Canadian military diving rebreather

CUMA (Canadian Underwater Mine-countermeasure Apparatus) (commercially called SIVA+) is a make of rebreather underwater breathing set designed and made in Canada for the Canadian Armed Forces by Fullerton Sherwood Engineering Ltd to replace the Royal Navy CDBA.

The unit consists of a back mounted casing, containing its: carbon dioxide scrubber, oxygen supply, diluent supply (both spherical flasks), a mechanical ratio regulator, electronic PPO2 monitoring, and all of the valves and fittings. The remainder of the breathing loop consists of a pair of chest mounted counter lungs connected by the usual loop of wide corrugated breathing tubes running from and to the top of the backpack. It has a small bailout cylinder horizontally across the bottom of the backpack casing which is plumbed directly into the divers breathing loop.

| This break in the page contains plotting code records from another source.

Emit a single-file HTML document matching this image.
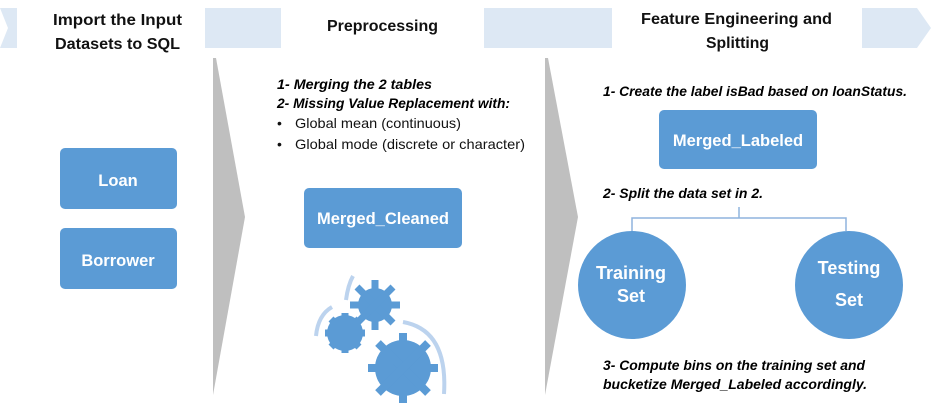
<!DOCTYPE html>
<html><head><meta charset="utf-8"><style>
body{margin:0;width:931px;height:405px;background:#fff;overflow:hidden;font-family:"Liberation Sans",sans-serif}
svg{position:absolute;left:0;top:0}
</style></head><body>
<svg width="931" height="405" viewBox="0 0 931 405" font-family="Liberation Sans, DejaVu Sans, sans-serif">
<g fill="#dde8f4">
<polygon points="0,8 17,8 17,48 0,48 8,28"/>
<rect x="205" y="8" width="76" height="40"/>
<rect x="484" y="8" width="128" height="40"/>
<polygon points="862,8 917,8 931,28 917,48 862,48"/>
</g>
<g font-weight="bold" font-size="16" fill="#111">
<text x="53" y="25" textLength="129" lengthAdjust="spacingAndGlyphs">Import the Input</text>
<text x="55" y="49" textLength="125" lengthAdjust="spacingAndGlyphs">Datasets to SQL</text>
<text x="327" y="31" textLength="111" lengthAdjust="spacingAndGlyphs">Preprocessing</text>
<text x="641" y="24" textLength="191" lengthAdjust="spacingAndGlyphs">Feature Engineering and</text>
<text x="706" y="48" textLength="63" lengthAdjust="spacingAndGlyphs">Splitting</text>
</g>
<g fill="#bfbfbf">
<polygon points="213,58 216,58 245,217 213,395"/>
<polygon points="545,58 548,58 578,217 545,395"/>
</g>
<g fill="#5b9bd5">
<rect x="60" y="148" width="117" height="61" rx="5"/>
<rect x="60" y="228" width="117" height="61" rx="5"/>
<rect x="304" y="188" width="158" height="60" rx="5"/>
<rect x="659" y="110" width="158" height="59" rx="5"/>
<circle cx="632" cy="285" r="54"/>
<circle cx="849" cy="285" r="54"/>
</g>
<g font-weight="bold" font-size="16.5" fill="#fff" text-anchor="middle">
<text x="118" y="186">Loan</text>
<text x="118" y="266">Borrower</text>
<text x="383" y="224">Merged_Cleaned</text>
<text x="738" y="146">Merged_Labeled</text>
<text x="631" y="279" font-size="18">Training</text>
<text x="631" y="302" font-size="18">Set</text>
<text x="849" y="274" font-size="18">Testing</text>
<text x="849" y="306" font-size="18">Set</text>
</g>
<g stroke="#8fb4dd" stroke-width="1.5" fill="none">
<line x1="739" y1="207" x2="739" y2="218"/>
<polyline points="632,231 632,218 846,218 846,231"/>
</g>
<g font-weight="bold" font-style="italic" font-size="13.5" fill="#000">
<text x="277" y="89" textLength="155" lengthAdjust="spacingAndGlyphs">1- Merging the 2 tables</text>
<text x="277" y="108" textLength="233" lengthAdjust="spacingAndGlyphs">2- Missing Value Replacement with:</text>
<text x="603" y="96" textLength="304" lengthAdjust="spacingAndGlyphs">1- Create the label isBad based on loanStatus.</text>
<text x="603" y="198" textLength="160" lengthAdjust="spacingAndGlyphs">2- Split the data set in 2.</text>
<text x="603" y="370" textLength="262" lengthAdjust="spacingAndGlyphs">3- Compute bins on the training set and</text>
<text x="603" y="389" textLength="264" lengthAdjust="spacingAndGlyphs">bucketize Merged_Labeled accordingly.</text>
</g>
<g font-size="14" fill="#111">
<text x="277" y="128">•</text><text x="295" y="128" textLength="166" lengthAdjust="spacingAndGlyphs">Global mean (continuous)</text>
<text x="277" y="149">•</text><text x="295" y="149" textLength="230" lengthAdjust="spacingAndGlyphs">Global mode (discrete or character)</text>
</g>
<g fill="#5b9bd5">
<circle cx="375" cy="305" r="17"/>
<g stroke="#5b9bd5" stroke-width="7">
<line x1="375" y1="280" x2="375" y2="330"/><line x1="350" y1="305" x2="400" y2="305"/>
<line x1="357" y1="287" x2="393" y2="323"/><line x1="393" y1="287" x2="357" y2="323"/>
</g>
<circle cx="345" cy="333" r="18"/>
<g stroke="#5b9bd5" stroke-width="7">
<line x1="345" y1="313" x2="345" y2="353"/><line x1="325" y1="333" x2="365" y2="333"/>
<line x1="331" y1="319" x2="359" y2="347"/><line x1="359" y1="319" x2="331" y2="347"/>
</g>
<circle cx="403" cy="368" r="28"/>
<g stroke="#5b9bd5" stroke-width="8">
<line x1="403" y1="333" x2="403" y2="403"/><line x1="368" y1="368" x2="438" y2="368"/>
<line x1="378" y1="343" x2="428" y2="393"/><line x1="428" y1="343" x2="378" y2="393"/>
</g>
</g>
<g fill="none" stroke="#bcd3ee" stroke-width="4">
<path d="M346,300 Q348,285 353,276"/>
<path d="M332,307 Q318,315 316,336"/>
<path d="M403,322 Q448,330 444,394"/>
</g>
</svg>
</body></html>
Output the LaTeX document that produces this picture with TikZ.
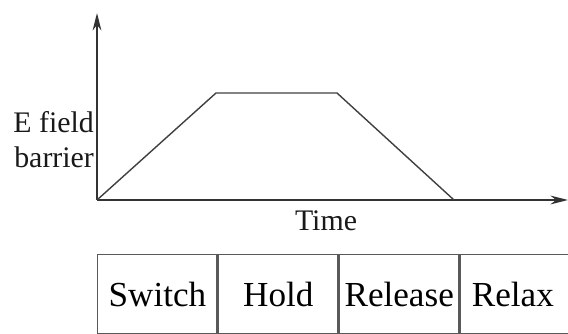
\documentclass[tikz,border=0pt]{standalone}
\usepackage{fontspec}
\setmainfont{Liberation Serif}
\usetikzlibrary{arrows.meta,positioning}

\tikzset{
  axis/.style={line width=1.1pt,black!80,-{Stealth[length=10pt,width=5pt]}},
  curve/.style={line width=0.8pt,black!75},
  cell/.style={draw=black!65,line width=0.8pt,minimum width=2.39cm,minimum height=1.58cm,
               inner sep=0pt,font=\fontsize{20}{24}\selectfont},
  lbl/.style={font=\fontsize{17}{20}\selectfont,black!90}
}

\begin{document}
\begin{tikzpicture}[x=0.02cm,y=-0.02cm]
  \useasboundingbox (0,0) rectangle (568,334);
  % Axes
  \coordinate (O) at (97,200);
  \coordinate (ytop) at (97,13);
  \coordinate (xend) at (568,200);
  \draw[axis] (O) -- (ytop);
  \draw[axis] (O) -- (xend);
  \node[lbl,anchor=east,align=right,inner sep=1pt] (efield) at (96,140) {E field\\barrier};
  \node[lbl] (time) at (326,221) {Time};
  % Barrier profile
  \coordinate (up) at (216,93);
  \coordinate (down) at (337,93);
  \coordinate (zero) at (454,200);
  \draw[curve] (O) -- (up) -- (down) -- (zero);
  % Phases
  \node[cell,anchor=north west] (switch) at (97,254) {Switch};
  \node[cell,right=0pt of switch] (hold) {Hold};
  \node[cell,right=0pt of hold] (release) {Release};
  \node[cell,right=0pt of release,minimum width=2.6cm] (relax) {Relax\kern0.5cm};
\end{tikzpicture}
\end{document}
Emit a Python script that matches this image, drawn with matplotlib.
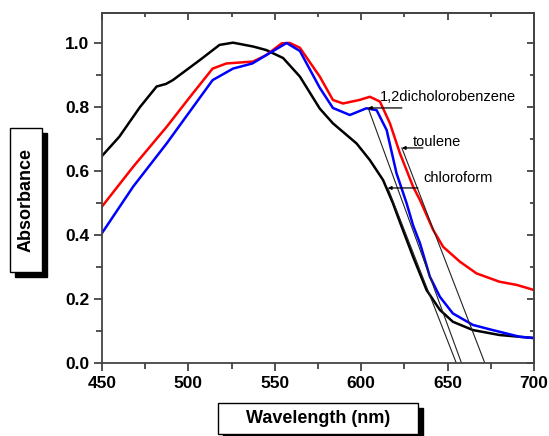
import numpy as np
import matplotlib.pyplot as plt
from matplotlib.patches import Rectangle
from matplotlib.ticker import MultipleLocator

# chloroform (black)
chloroform_nm = [450, 460, 472, 481.6, 487, 491, 506.7, 518, 525.8, 537.4, 545, 554.8, 564.5,
                 576, 583.6, 597.3, 605, 612.6, 618.3, 622.4, 630, 637.8, 645.5, 653, 664.6, 680, 700]
chloroform_abs = [0.647, 0.707, 0.80, 0.864, 0.872, 0.884, 0.947, 0.994, 1.001, 0.989, 0.978, 0.953, 0.895,
                  0.795, 0.749, 0.686, 0.634, 0.572, 0.50, 0.44, 0.332, 0.228, 0.166, 0.129, 0.103, 0.0875, 0.078]

# 1,2-dichlorobenzene (red)
dcb_nm = [450, 468, 487.4, 501, 514, 522, 537.4, 545, 554, 558.7, 564.5, 576, 583.6, 589.4, 599,
          605, 610.8, 616.6, 622.4, 630, 634, 641.6, 647.4, 657, 666.7, 680, 690, 700]
dcb_abs = [0.489, 0.613, 0.738, 0.832, 0.92, 0.936, 0.942, 0.962, 0.999, 1.0, 0.985, 0.895, 0.822, 0.811, 0.822,
           0.832, 0.817, 0.749, 0.655, 0.551, 0.509, 0.416, 0.363, 0.317, 0.28, 0.254, 0.244, 0.228]

# toluene (blue)
toluene_nm = [450, 468, 487.4, 502.7, 514, 525.8, 537, 545, 556.8, 564.5, 576, 583.6, 593.4, 603,
              608.9, 614.7, 620.4, 626.2, 630, 634, 639.7, 645.5, 653, 664.6, 676, 691.7, 700]
toluene_abs = [0.406, 0.551, 0.686, 0.80, 0.884, 0.92, 0.936, 0.962, 1.0, 0.975, 0.86, 0.797, 0.775, 0.796,
               0.79, 0.728, 0.593, 0.50, 0.43, 0.374, 0.27, 0.207, 0.155, 0.119, 0.103, 0.082, 0.078]

# band-edge tangents: start point on curve -> onset on x axis
tangent_start_nm = [604, 623.5, 615.4]
tangent_start_abs = [0.797, 0.672, 0.547]
onset_nm = [658, 671.5, 655]

labels = ['1,2dicholorobenzene', 'toulene', 'chloroform']
label_tip_nm = [603.9, 623.5, 615.4]
label_tail_nm = [623.5, 635.7, 632.8]
label_abs = [0.797, 0.672, 0.547]
label_text_nm = [610.8, 629.9, 635.7]
label_text_abs = [0.83, 0.69, 0.578]

plt.rcParams['font.family'] = ['Liberation Sans', 'DejaVu Sans']

fig = plt.figure(figsize=(5.49, 4.36), dpi=100)
ax = fig.add_axes([0.1858, 0.1674, 0.787, 0.803])

ax.plot(chloroform_nm, chloroform_abs, color='black', lw=1.8)
ax.plot(dcb_nm, dcb_abs, color='#ff0000', lw=1.8)
ax.plot(toluene_nm, toluene_abs, color='#0000ff', lw=1.8)

for x0, y0, x1 in zip(tangent_start_nm, tangent_start_abs, onset_nm):
    ax.plot([x0, x1], [y0, 0], color='#222222', lw=0.8)

for txt, tip, tail, y, tx, ty in zip(labels, label_tip_nm, label_tail_nm, label_abs,
                                     label_text_nm, label_text_abs):
    ax.annotate('', xy=(tip, y), xytext=(tail, y),
                arrowprops=dict(arrowstyle='-|>', color='black', lw=0.9, mutation_scale=5,
                                shrinkA=0, shrinkB=0))
    ax.text(tx, ty, txt, fontsize=10.5, ha='left', va='center')

ax.set_xlim(450, 700)
ax.set_ylim(0, 1.094)
ax.xaxis.set_major_locator(MultipleLocator(50))
ax.xaxis.set_minor_locator(MultipleLocator(25))
ax.yaxis.set_major_locator(MultipleLocator(0.2))
ax.yaxis.set_minor_locator(MultipleLocator(0.1))
ax.set_yticks([0, 0.2, 0.4, 0.6, 0.8, 1.0])
ax.set_yticklabels(['0.0', '0.2', '0.4', '0.6', '0.8', '1.0'])
ax.tick_params(which='both', direction='out', width=1.2, color='#333333',
               labelsize=12.5, pad=3)
ax.tick_params(which='major', length=6)
ax.tick_params(which='minor', length=4)
for lab in ax.get_xticklabels() + ax.get_yticklabels():
    lab.set_fontweight('bold')

sec_x = ax.secondary_xaxis('top')
sec_x.xaxis.set_major_locator(MultipleLocator(50))
sec_x.xaxis.set_minor_locator(MultipleLocator(25))
sec_x.tick_params(which='both', direction='in', labeltop=False, width=1.2, color='#333333')
sec_x.tick_params(which='major', length=5)
sec_x.tick_params(which='minor', length=3)
sec_y = ax.secondary_yaxis('right')
sec_y.yaxis.set_major_locator(MultipleLocator(0.2))
sec_y.yaxis.set_minor_locator(MultipleLocator(0.1))
sec_y.tick_params(which='both', direction='in', labelright=False, width=1.2, color='#333333')
sec_y.tick_params(which='major', length=5)
sec_y.tick_params(which='minor', length=3)
for sp in list(ax.spines.values()) + [sec_x.spines['top'], sec_y.spines['right']]:
    sp.set_linewidth(1.3)
    sp.set_color('#444444')

# boxed axis labels with shadow, in figure pixels
W, H = 549, 436


def boxed_label(x0, y0, x1, y1, text, rot, dx, dy):
    fig.patches.append(Rectangle((x0 + dx, H - y1 - dy), x1 - x0, y1 - y0, transform=None,
                                 facecolor='black', edgecolor='black', figure=fig))
    fig.patches.append(Rectangle((x0, H - y1), x1 - x0, y1 - y0, transform=None,
                                 facecolor='white', edgecolor='black', lw=1.0, figure=fig))
    fig.text((x0 + x1) / 2 / W, 1 - (y0 + y1) / 2 / H, text, rotation=rot,
             ha='center', va='center', fontsize=13, fontweight='bold')


boxed_label(10, 128, 42, 272, 'Absorbance', 90, 5, 5)
boxed_label(218, 403, 418, 434, 'Wavelength (nm)', 0, 5, 5)

fig.savefig('out.png', dpi=100)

It is a self-mixing semi closed circuit rebreather (SCR). A constant flow of oxygen is mixed with a diluent volume dependent on the ambient pressure. The deeper the diver dives, the more diluent is added, and thus the leaner the supplied breathing mix. The correct oxygen setpoint is monitored electronically and alerts the diver via a heads-up-display (HUD) if it is not being correctly maintained. The CUMA is capable for diving to a depth of 90 meters (295 feet) or a maximum working pressure of 10 ATA. It can be calibrated for the use of different diluents such as: air, trimix, heliox, or pure helium.

Its first prototype set was made in March 1987.